Mayor Michael Hancock listens during a press conference on DACA at the History Colorado Center, Feb. 27, 2018. (Kevin J. Beaty/Denverite)

Tuesday afternoon, Mayor Michael Hancock addressed the press on Deferred Action for Childhood Arrivals, the executive order (known as DACA) that is set to end in the next few weeks. With it, legal statuses for thousands of young immigrants could also come to an end.

The U.S. Senate so far has failed to pass any legislation on immigration. A permanent pathway to citizenship for people with DACA status, known as Dreamers, has been a sticking point in the debate. Nearly every version of U.S. Senate immigration deals has balanced a permanent solution for the Dreamers' status with increased border security measures, though every one has failed.

"Our Dreamers are being held hostage," Hancock told the press. "We stand with them. It's time for the United States President and the United States Congress to act."

The press conference was called by FWD.US, a DACA advocacy group that hails from the tech industry and traces their founding to an interaction between Mark Zuckerberg and a Dreamer.

Among the speakers was Shiyan Zhang, a 22-year-old senior at CU Boulder who has been living under DACA status for years. The idea that her status is being used as a bargaining chip is something she's come to know all too well.

"I really feel it," she said. "I feel like a ping pong ball, just going back and forth."

Zhang, who was born in China and grew up in Grand Junction, said she felt motivated to speak at events like this as a way of taking some ownership of her status.

"This whole situation, I have no control over. I don’t vote, I don’t get to say anything about my own life," she said.

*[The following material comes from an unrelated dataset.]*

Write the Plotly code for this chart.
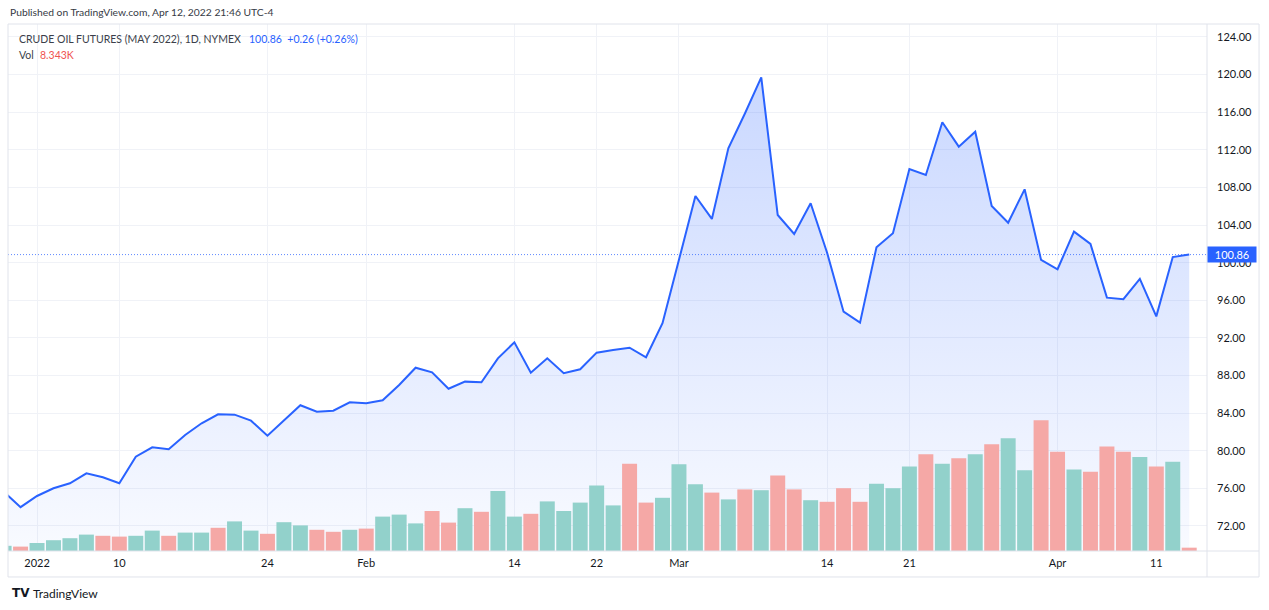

Especially with federal bodies using her story in negotiations, she added, it's been important for her to speak up.

Shiyan Zhang speaks at the podium. (Kevin J. Beaty/Denverite)

Last month, Zhang traveled with FWD.US to Washington D.C. to speak with members congress and their staff.

"Being there was so empowering," even if the visit didn't sway anyone, she said."You’re seeing me as a human, as a person, as a woman, as a student."

But for all the empowerment, she admits she'll still have to just wait and see what happens.

Mayor Hancock, too, has little control over the situation. His administration recently hung a banner on the City and County Building reading "DENVER ♥️IMMIGRANTS."

Continuing to be vocal about the issues, he said, is really all anyone can do.

"To continue to stay on the same cadence, the same beat about the importance that DACA recipients play in the life of our cities," he said, is how advocacy at the local level could spark change in Washington.